What to produce
Go through the listing and set it down exactly, leaving out its pictures.
(begin)
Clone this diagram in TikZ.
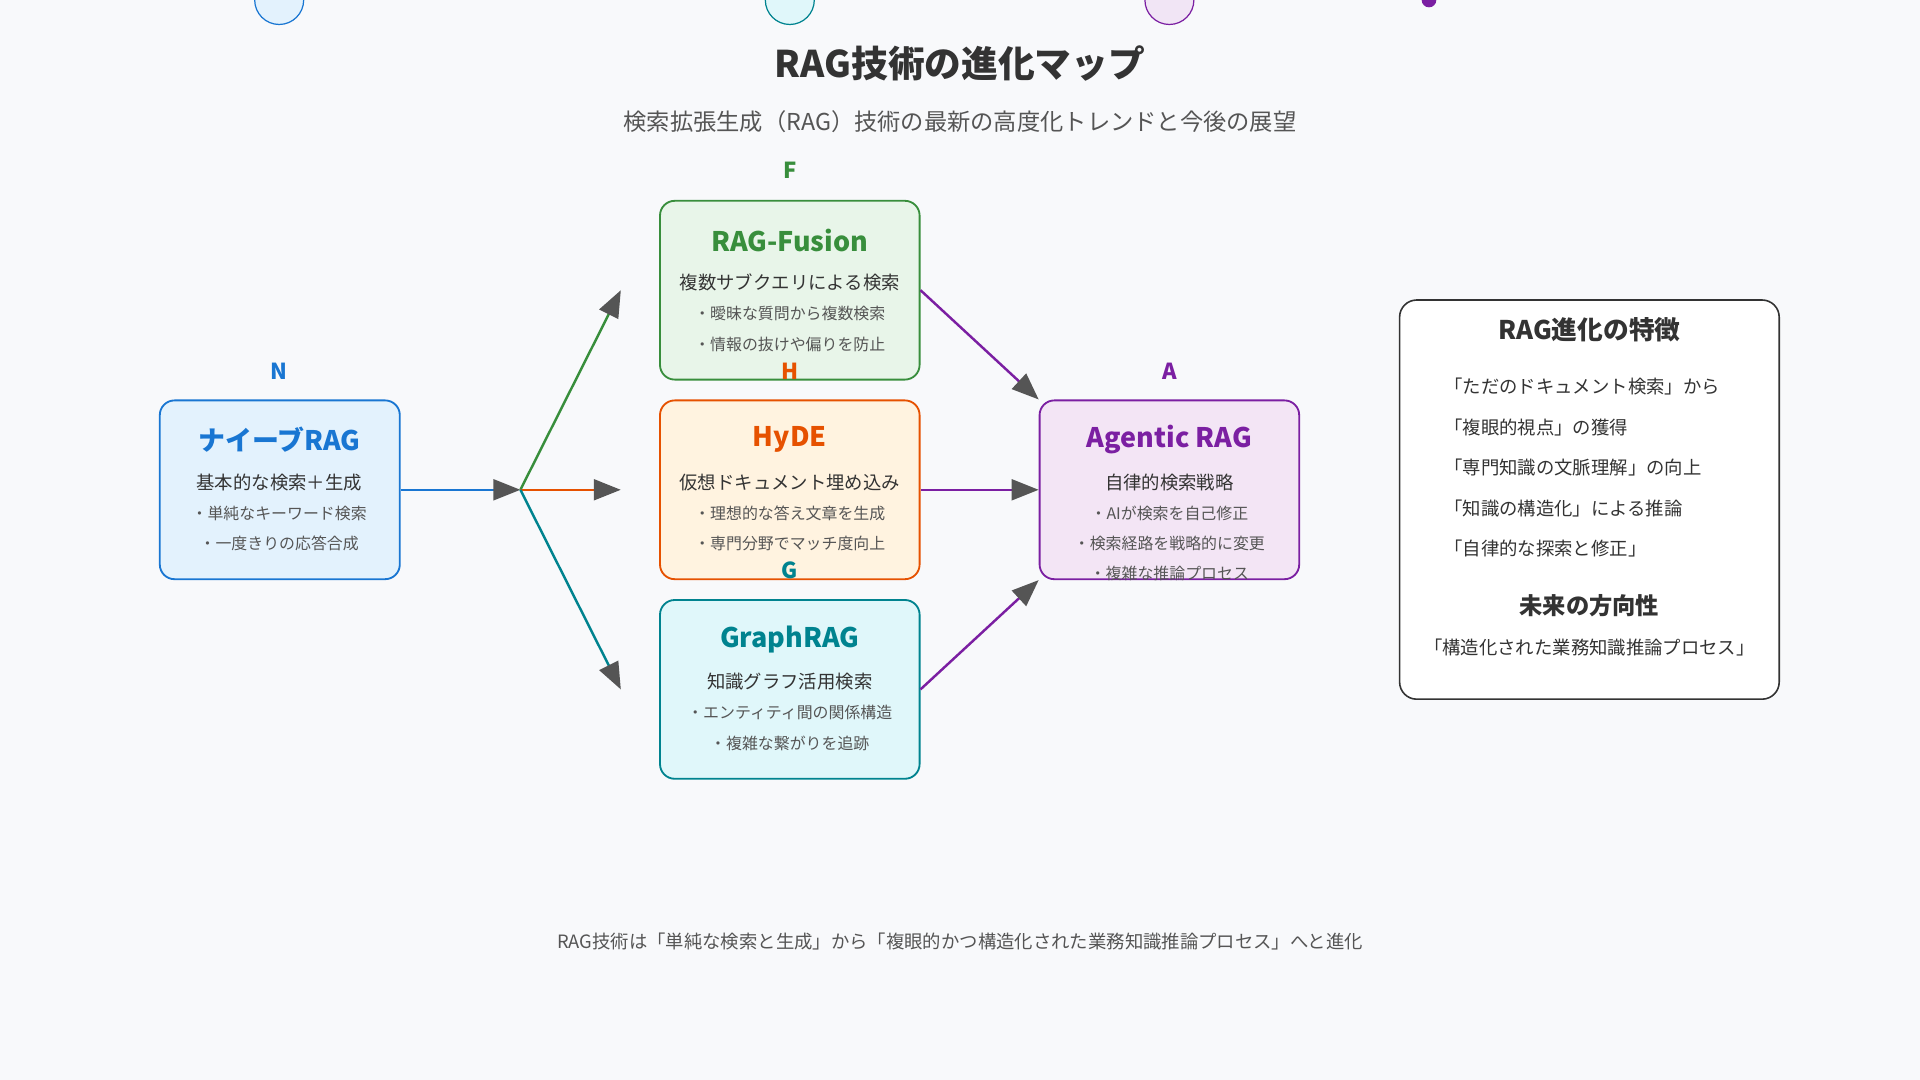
\documentclass[tikz,border=0pt]{standalone}
\usepackage{fontspec}
\setmainfont{Noto Sans CJK JP}
\usetikzlibrary{arrows.meta}
\definecolor{bg}{HTML}{F8F9FB}
\definecolor{ink}{HTML}{333333}
\definecolor{soft}{HTML}{555555}
\definecolor{tip}{HTML}{555555}
\definecolor{nblue}{HTML}{1976D2}\definecolor{nbluef}{HTML}{E3F2FD}
\definecolor{fgreen}{HTML}{388E3C}\definecolor{fgreenf}{HTML}{E8F5E9}
\definecolor{horange}{HTML}{E65100}\definecolor{horangef}{HTML}{FFF3E0}
\definecolor{gteal}{HTML}{00838F}\definecolor{gtealf}{HTML}{E0F7FA}
\definecolor{apurple}{HTML}{7B1FA2}\definecolor{apurplef}{HTML}{F3E5F5}
\tikzset{
  card/.style={draw=#1,fill=#1f,line width=1.5pt,rounded corners=12pt,minimum width=212pt,minimum height=146pt},
  cardtitle/.style={text=#1,font=\fontsize{22}{24}\selectfont\bfseries},
  cardsub/.style={text=ink,font=\fontsize{15}{17}\selectfont},
  cardbullet/.style={text=soft,font=\fontsize{13}{15}\selectfont},
  tag/.style={text=#1,font=\fontsize{18}{20}\selectfont\bfseries},
  flow/.style={draw=#1,line width=2pt,-{Triangle[length=22pt,width=17pt,color=tip]}},
}
\begin{document}
\begin{tikzpicture}[x=1pt,y=-1pt]
\useasboundingbox (0,0) rectangle (1568,882);
\fill[bg] (0,0) rectangle (1568,882);
% top dots
\draw[nblue,fill=nbluef,line width=1pt] (228,0) circle (20);
\draw[gteal,fill=gtealf,line width=1pt] (645,0) circle (20);
\draw[apurple,fill=apurplef!70!apurple!30,line width=1pt] (955,0) circle (20);
\fill[apurple] (1167,0) circle (6);
% heading
\node[text=ink,font=\fontsize{30}{32}\selectfont\bfseries] (title) at (784,52) {RAG技術の進化マップ};
\node[text=soft,font=\fontsize{19}{21}\selectfont] (subtitle) at (784,99) {検索拡張生成（RAG）技術の最新の高度化トレンドと今後の展望};

% naive
\node[card=nblue,minimum width=196pt] (naive) at (228.5,400) {};
\node[tag=nblue] (tagN) at (228,303) {N};
\node[cardtitle=nblue] at (228,359) {ナイーブRAG};
\node[cardsub] at (228,394) {基本的な検索＋生成};
\node[cardbullet] at (228,419) {・単純なキーワード検索};
\node[cardbullet] at (228,444) {・一度きりの応答合成};

% fusion
\node[card=fgreen] (fusion) at (645,237) {};
\node[tag=fgreen] (tagF) at (645,139) {F};
\node[cardtitle=fgreen] at (645,196) {RAG-Fusion};
\node[cardsub] at (645,231) {複数サブクエリによる検索};
\node[cardbullet] at (645,256) {・曖昧な質問から複数検索};
\node[cardbullet] at (645,281) {・情報の抜けや偏りを防止};

% hyde
\node[card=horange] (hyde) at (645,400) {};
\node[cardtitle=horange] at (645,359) {HyDE};
\node[cardsub] at (645,394) {仮想ドキュメント埋め込み};
\node[cardbullet] at (645,419) {・理想的な答え文章を生成};
\node[cardbullet] at (645,444) {・専門分野でマッチ度向上};

% graph
\node[card=gteal] (graph) at (645,563) {};
\node[cardtitle=gteal] at (645,522) {GraphRAG};
\node[cardsub] at (645,557) {知識グラフ活用検索};
\node[cardbullet] at (645,582) {・エンティティ間の関係構造};
\node[cardbullet] at (645,607) {・複雑な繋がりを追跡};

% agentic
\node[card=apurple] (agentic) at (955,400) {};
\node[tag=apurple] (tagA) at (955,303) {A};
\node[cardtitle=apurple] at (955,359) {Agentic RAG};
\node[cardsub] at (955,394) {自律的検索戦略};
\node[cardbullet] at (955,419) {・AIが検索を自己修正};
\node[cardbullet] at (955,444) {・検索経路を戦略的に変更};
\node[cardbullet] at (955,468) {・複雑な推論プロセス};

% labels on top of boxes
\node[tag=horange] (tagH) at (645,303) {H};
\node[tag=gteal] (tagG) at (645,466) {G};

% connectors
\coordinate (hub) at (425,400);
\coordinate (toF) at (507,237);
\coordinate (toH) at (507,400);
\coordinate (toG) at (507,563);
\draw[flow=nblue] (naive.east) -- (hub);
\draw[flow=fgreen] (hub) -- (toF);
\draw[flow=horange] (hub) -- (toH);
\draw[flow=gteal] (hub) -- (toG);
\draw[flow=apurple] (fusion.east) -- (agentic.north west);
\draw[flow=apurple] (hyde.east) -- (agentic.west);
\draw[flow=apurple] (graph.east) -- (agentic.south west);

% summary panel
\node[draw=ink,fill=white,line width=1.3pt,rounded corners=14pt,minimum width=310pt,minimum height=326pt] (panel) at (1298,408) {};
\node[text=ink,font=\fontsize{21}{23}\selectfont\bfseries] at (1298,269) {RAG進化の特徴};
\foreach \t [count=\i] in {「ただのドキュメント検索」から,「複眼的視点」の獲得,「専門知識の文脈理解」の向上,「知識の構造化」による推論,「自律的な探索と修正」}
  \node[text=ink,font=\fontsize{15}{17}\selectfont,anchor=west] at (1176,283+33*\i) {\t};
\node[text=ink,font=\fontsize{19}{21}\selectfont\bfseries] at (1298,495) {未来の方向性};
\node[text=ink,font=\fontsize{15}{17}\selectfont] at (1298,529) {「構造化された業務知識推論プロセス」};

% footer
\node[text=soft,font=\fontsize{15}{17}\selectfont] (footer) at (784,769) {RAG技術は「単純な検索と生成」から「複眼的かつ構造化された業務知識推論プロセス」へと進化};
\end{tikzpicture}
\end{document}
(end)
Task result
Clone this diagram in TikZ.
\documentclass[tikz,border=0pt]{standalone}
\usepackage{fontspec}
\setmainfont{Noto Sans CJK JP}
\usetikzlibrary{arrows.meta}
\definecolor{bg}{HTML}{F8F9FB}
\definecolor{ink}{HTML}{333333}
\definecolor{soft}{HTML}{555555}
\definecolor{tip}{HTML}{555555}
\definecolor{nblue}{HTML}{1976D2}\definecolor{nbluef}{HTML}{E3F2FD}
\definecolor{fgreen}{HTML}{388E3C}\definecolor{fgreenf}{HTML}{E8F5E9}
\definecolor{horange}{HTML}{E65100}\definecolor{horangef}{HTML}{FFF3E0}
\definecolor{gteal}{HTML}{00838F}\definecolor{gtealf}{HTML}{E0F7FA}
\definecolor{apurple}{HTML}{7B1FA2}\definecolor{apurplef}{HTML}{F3E5F5}
\tikzset{
  card/.style={draw=#1,fill=#1f,line width=1.5pt,rounded corners=12pt,minimum width=212pt,minimum height=146pt},
  cardtitle/.style={text=#1,font=\fontsize{22}{24}\selectfont\bfseries},
  cardsub/.style={text=ink,font=\fontsize{15}{17}\selectfont},
  cardbullet/.style={text=soft,font=\fontsize{13}{15}\selectfont},
  tag/.style={text=#1,font=\fontsize{18}{20}\selectfont\bfseries},
  flow/.style={draw=#1,line width=2pt,-{Triangle[length=22pt,width=17pt,color=tip]}},
}
\begin{document}
\begin{tikzpicture}[x=1pt,y=-1pt]
\useasboundingbox (0,0) rectangle (1568,882);
\fill[bg] (0,0) rectangle (1568,882);
% top dots
\draw[nblue,fill=nbluef,line width=1pt] (228,0) circle (20);
\draw[gteal,fill=gtealf,line width=1pt] (645,0) circle (20);
\draw[apurple,fill=apurplef!70!apurple!30,line width=1pt] (955,0) circle (20);
\fill[apurple] (1167,0) circle (6);
% heading
\node[text=ink,font=\fontsize{30}{32}\selectfont\bfseries] (title) at (784,52) {RAG技術の進化マップ};
\node[text=soft,font=\fontsize{19}{21}\selectfont] (subtitle) at (784,99) {検索拡張生成（RAG）技術の最新の高度化トレンドと今後の展望};

% naive
\node[card=nblue,minimum width=196pt] (naive) at (228.5,400) {};
\node[tag=nblue] (tagN) at (228,303) {N};
\node[cardtitle=nblue] at (228,359) {ナイーブRAG};
\node[cardsub] at (228,394) {基本的な検索＋生成};
\node[cardbullet] at (228,419) {・単純なキーワード検索};
\node[cardbullet] at (228,444) {・一度きりの応答合成};

% fusion
\node[card=fgreen] (fusion) at (645,237) {};
\node[tag=fgreen] (tagF) at (645,139) {F};
\node[cardtitle=fgreen] at (645,196) {RAG-Fusion};
\node[cardsub] at (645,231) {複数サブクエリによる検索};
\node[cardbullet] at (645,256) {・曖昧な質問から複数検索};
\node[cardbullet] at (645,281) {・情報の抜けや偏りを防止};

% hyde
\node[card=horange] (hyde) at (645,400) {};
\node[cardtitle=horange] at (645,359) {HyDE};
\node[cardsub] at (645,394) {仮想ドキュメント埋め込み};
\node[cardbullet] at (645,419) {・理想的な答え文章を生成};
\node[cardbullet] at (645,444) {・専門分野でマッチ度向上};

% graph
\node[card=gteal] (graph) at (645,563) {};
\node[cardtitle=gteal] at (645,522) {GraphRAG};
\node[cardsub] at (645,557) {知識グラフ活用検索};
\node[cardbullet] at (645,582) {・エンティティ間の関係構造};
\node[cardbullet] at (645,607) {・複雑な繋がりを追跡};

% agentic
\node[card=apurple] (agentic) at (955,400) {};
\node[tag=apurple] (tagA) at (955,303) {A};
\node[cardtitle=apurple] at (955,359) {Agentic RAG};
\node[cardsub] at (955,394) {自律的検索戦略};
\node[cardbullet] at (955,419) {・AIが検索を自己修正};
\node[cardbullet] at (955,444) {・検索経路を戦略的に変更};
\node[cardbullet] at (955,468) {・複雑な推論プロセス};

% labels on top of boxes
\node[tag=horange] (tagH) at (645,303) {H};
\node[tag=gteal] (tagG) at (645,466) {G};

% connectors
\coordinate (hub) at (425,400);
\coordinate (toF) at (507,237);
\coordinate (toH) at (507,400);
\coordinate (toG) at (507,563);
\draw[flow=nblue] (naive.east) -- (hub);
\draw[flow=fgreen] (hub) -- (toF);
\draw[flow=horange] (hub) -- (toH);
\draw[flow=gteal] (hub) -- (toG);
\draw[flow=apurple] (fusion.east) -- (agentic.north west);
\draw[flow=apurple] (hyde.east) -- (agentic.west);
\draw[flow=apurple] (graph.east) -- (agentic.south west);

% summary panel
\node[draw=ink,fill=white,line width=1.3pt,rounded corners=14pt,minimum width=310pt,minimum height=326pt] (panel) at (1298,408) {};
\node[text=ink,font=\fontsize{21}{23}\selectfont\bfseries] at (1298,269) {RAG進化の特徴};
\foreach \t [count=\i] in {「ただのドキュメント検索」から,「複眼的視点」の獲得,「専門知識の文脈理解」の向上,「知識の構造化」による推論,「自律的な探索と修正」}
  \node[text=ink,font=\fontsize{15}{17}\selectfont,anchor=west] at (1176,283+33*\i) {\t};
\node[text=ink,font=\fontsize{19}{21}\selectfont\bfseries] at (1298,495) {未来の方向性};
\node[text=ink,font=\fontsize{15}{17}\selectfont] at (1298,529) {「構造化された業務知識推論プロセス」};

% footer
\node[text=soft,font=\fontsize{15}{17}\selectfont] (footer) at (784,769) {RAG技術は「単純な検索と生成」から「複眼的かつ構造化された業務知識推論プロセス」へと進化};
\end{tikzpicture}
\end{document}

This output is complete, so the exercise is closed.